Quelle majorité pour la suite ?
Dans l’hémicycle, la discussion pourrait être brève : seulement deux amendements, de suppression, ont été déposés, par le sénateur socialiste Yan Chantrel. Le socialiste devrait être soutenu par le groupe écologiste, la sénatrice des Français de l’étranger Mathilde Ollivier a déjà fait part sur X (ex-Twitter) de sa volonté de « défendre l’usage de l’écriture inclusive, face à une droite toujours plus à droite et toujours plus réactionnaire ». « Mon but n’est pas politique », se défend la sénatrice de l’Aisne. « Je suis dans la défense de la langue française et de son apprentissage. Le sujet devient politique parce que l’écriture inclusive est politique, mais ce n’est pas de mon fait. »

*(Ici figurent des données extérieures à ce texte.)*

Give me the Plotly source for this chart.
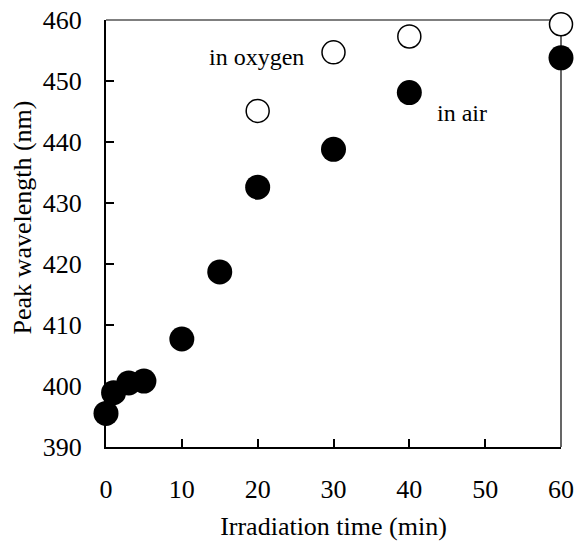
import plotly.graph_objects as go

# Data
time_air = [0, 1, 3, 5, 10, 15, 20, 30, 40, 60]
peak_air = [395.5, 398.9, 400.5, 400.8, 407.7, 418.7, 432.6, 438.8, 448.1, 453.8]

time_oxygen = [20, 30, 40, 60]
peak_oxygen = [445.1, 454.7, 457.3, 459.3]

x_ticks = [0, 10, 20, 30, 40, 50, 60]
y_ticks = [390, 400, 410, 420, 430, 440, 450, 460]

FONT = "Liberation Serif, Times New Roman, DejaVu Serif, serif"

fig = go.Figure()
fig.add_trace(go.Scatter(
    x=time_oxygen, y=peak_oxygen, mode="markers", name="in oxygen",
    marker=dict(size=23, color="white", line=dict(color="black", width=1.5)),
    cliponaxis=False,
))
fig.add_trace(go.Scatter(
    x=time_air, y=peak_air, mode="markers", name="in air",
    marker=dict(size=25, color="black", line=dict(color="black", width=0)),
    cliponaxis=False,
))

fig.update_layout(
    width=579, height=546,
    margin=dict(l=105.5, r=18, t=20, b=99.3, autoexpand=False),
    paper_bgcolor="white", plot_bgcolor="white",
    showlegend=False,
    font=dict(family=FONT, color="black"),
    xaxis=dict(
        range=[0, 60], tickvals=x_ticks, ticks="inside", ticklen=8, tickwidth=1.5,
        tickcolor="black", showline=True, linecolor="black", linewidth=2,
        showgrid=False, zeroline=False, tickfont=dict(size=26, family=FONT),
        ticklabelstandoff=18,
        title=dict(text="Irradiation time (min)", font=dict(size=26, family=FONT), standoff=14),
    ),
    yaxis=dict(
        range=[390, 460], tickvals=y_ticks, ticks="inside", ticklen=8, tickwidth=1.5,
        tickcolor="black", showline=True, linecolor="black", linewidth=2,
        showgrid=False, zeroline=False, tickfont=dict(size=26, family=FONT),
        ticklabelstandoff=17,
    ),
    shapes=[
        dict(type="line", xref="paper", yref="paper", x0=0, x1=1, y0=1, y1=1,
             line=dict(color="black", width=1.2), layer="below"),
        dict(type="line", xref="paper", yref="paper", x0=1, x1=1, y0=0, y1=1,
             line=dict(color="black", width=1.2), layer="below"),
    ],
    annotations=[
        dict(text="in oxygen", x=19.8, y=453.9, xref="x", yref="y", showarrow=False,
             xanchor="center", yanchor="middle", font=dict(size=24, family=FONT)),
        dict(text="in air", x=47, y=444.7, xref="x", yref="y", showarrow=False,
             xanchor="center", yanchor="middle", font=dict(size=24, family=FONT)),
        dict(text="Peak wavelength (nm)", x=-0.183, y=0.537, xref="paper", yref="paper",
             xanchor="center", yanchor="middle",
             textangle=-90, showarrow=False, font=dict(size=26, family=FONT)),
    ],
)

fig.write_html("out.html", config={"displayModeBar": False},
               post_script="document.body.style.margin='0px';")
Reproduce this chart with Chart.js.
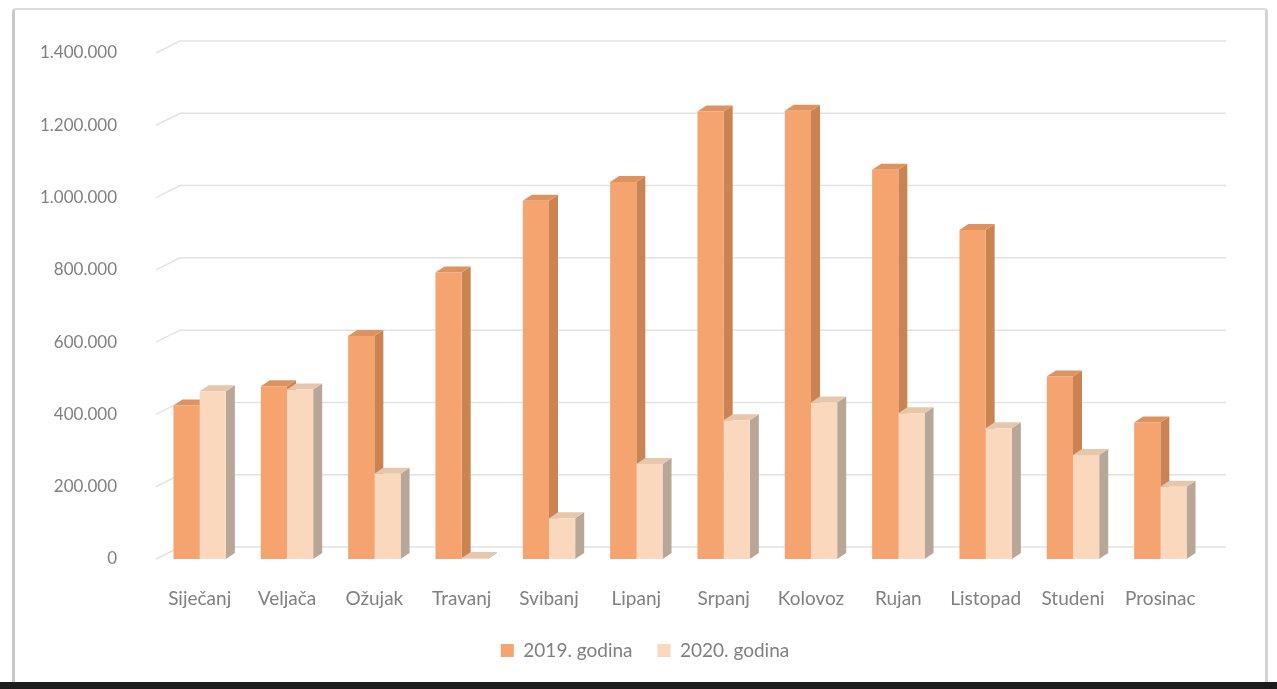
<!DOCTYPE html>
<html>
<head>
<meta charset="utf-8">
<script src="https://cdn.jsdelivr.net/npm/chart.js@4/dist/chart.umd.min.js"></script>
<style>
  html, body { margin: 0; padding: 0; background: #fff; }
  body { width: 1277px; height: 689px; position: relative; overflow: hidden; }
  .frame { position: absolute; left: 12px; top: 8px; width: 1256px; height: 674px;
           border-left: 3px solid #c8c8c8; border-top: 2px solid #dcdcdc; border-right: 3px solid #d4d4d4;
           border-radius: 4px 4px 0 0; box-sizing: border-box; }
  .strip { position: absolute; left: 0; right: 0; bottom: 0; height: 7px; background: #1c1c1c; }
  canvas { position: absolute; left: 0; top: 0; }
</style>
</head>
<body>
<div class="frame"></div>
<div class="strip"></div>
<canvas id="chart" width="1277" height="689"></canvas>
<script>
const months = ['Siječanj', 'Veljača', 'Ožujak', 'Travanj', 'Svibanj', 'Lipanj', 'Srpanj', 'Kolovoz', 'Rujan', 'Listopad', 'Studeni', 'Prosinac'];
const god2019 = [425000, 478000, 617000, 793000, 991000, 1043000, 1238000, 1240000, 1077000, 910000, 505000, 378000];
const god2020 = [464000, 469000, 236000, 3000, 113000, 263000, 384000, 433000, 403000, 362000, 288000, 200000];
const yTicks = [0, 200000, 400000, 600000, 800000, 1000000, 1200000, 1400000];

// colours: front / side / top
const C19 = ['#f5a46f', '#c98452', '#dc9360'];
const C20 = ['#f9d8bd', '#b8a696', '#e6c7ad'];

const fmt = v => v.toLocaleString('de-DE');

// back wall grid + 3D faces of the bars, drawn behind the front faces
const depth3d = {
  id: 'depth3d',
  afterLayout(chart) {
    // legend sits a bit right of centre in the original
    chart.legend.left += 86;
  },
  beforeDatasetsDraw(chart) {
    const { ctx, chartArea: a, scales: { y } } = chart;
    ctx.save();
    ctx.strokeStyle = '#e2e2e2';
    ctx.lineWidth = 1.5;
    yTicks.forEach(v => {
      const py = y.getPixelForValue(v);
      ctx.beginPath();
      ctx.moveTo(a.left, py);
      ctx.lineTo(a.left + 24, py - 12);
      ctx.lineTo(a.right + 22, py - 12);
      ctx.stroke();
    });
    const dx = 9, dy = 6;
    chart.data.datasets.forEach((ds, i) => {
      const cols = i === 0 ? C19 : C20;
      chart.getDatasetMeta(i).data.forEach(bar => {
        const { x, y: top, base, width } = bar.getProps(['x', 'y', 'base', 'width'], true);
        const l = x - width / 2, r = x + width / 2;
        ctx.fillStyle = cols[1];
        ctx.beginPath();
        ctx.moveTo(r, top); ctx.lineTo(r + dx, top - dy); ctx.lineTo(r + dx, base - dy); ctx.lineTo(r, base);
        ctx.closePath(); ctx.fill();
        ctx.fillStyle = cols[2];
        ctx.beginPath();
        ctx.moveTo(l, top); ctx.lineTo(l + dx, top - dy); ctx.lineTo(r + dx, top - dy); ctx.lineTo(r, top);
        ctx.closePath(); ctx.fill();
      });
    });
    ctx.restore();
  }
};

Chart.defaults.font.family = 'Lato, "Open Sans", sans-serif';

new Chart(document.getElementById('chart'), {
  type: 'bar',
  data: {
    labels: months,
    datasets: [
      { label: '2019. godina', data: god2019, backgroundColor: C19[0], barPercentage: 1, categoryPercentage: 0.6 },
      { label: '2020. godina', data: god2020, backgroundColor: C20[0], barPercentage: 1, categoryPercentage: 0.6 },
    ]
  },
  plugins: [depth3d],
  options: {
    responsive: false,
    animation: false,
    layout: { padding: { top: 53, right: 73, bottom: 19, left: 0 } },
    plugins: {
      tooltip: { enabled: false },
      legend: {
        position: 'bottom',
        labels: { color: '#808080', font: { size: 19 }, boxWidth: 13, boxHeight: 13, padding: 25 }
      }
    },
    scales: {
      x: {
        grid: { display: false },
        border: { display: false },
        ticks: { color: '#808080', font: { size: 19 }, padding: 20, maxRotation: 0 },
        afterFit: s => { s.height = 57; }
      },
      y: {
        min: 0, max: 1400000,
        grid: { display: false },
        border: { display: false },
        afterBuildTicks: s => { s.ticks = yTicks.map(v => ({ value: v })); },
        ticks: { color: '#808080', font: { size: 17 }, padding: 31, callback: v => fmt(v) },
        afterFit: s => { s.width = 156; }
      }
    }
  }
});
</script>
</body>
</html>
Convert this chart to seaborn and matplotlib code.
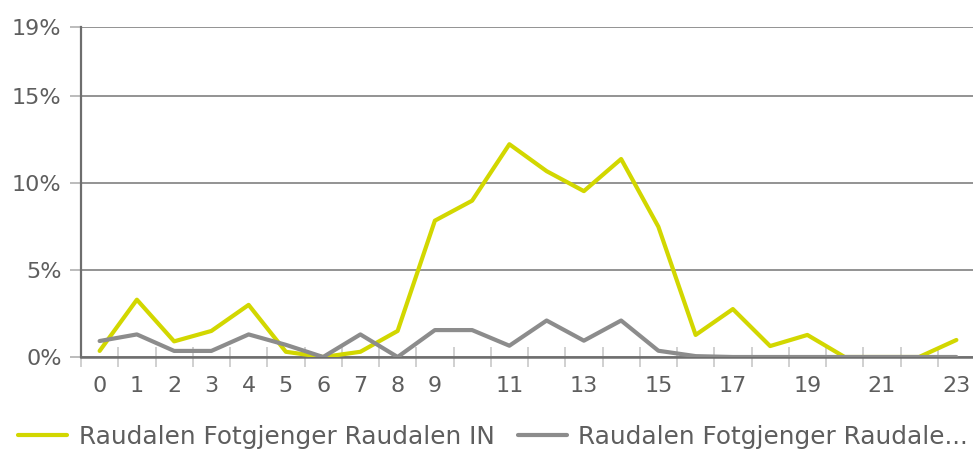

S’il est adopté par le Sénat, il faudra ensuite que le texte soit adopté par l’Assemblée nationale avant d’être promulgué. La sénatrice devrait se rapprocher, avec son président de groupe Bruno Retailleau, de ses collègues de l’Assemblée nationale, avec l’espoir de trouver une place pour son texte lors de la niche parlementaire des députés LR, le 7 décembre. Le palais Bourbon, qui peine régulièrement à trouver des majorités, pourrait-il voter un tel texte ? Rien n’est moins sûr : le 12 octobre, l’Assemblée nationale devait examiner un texte similaire, présenté par le RN lors de sa niche parlementaire. Le texte, rejeté en commission, n’avait pas été examiné jusqu’au bout par l’Assemblée.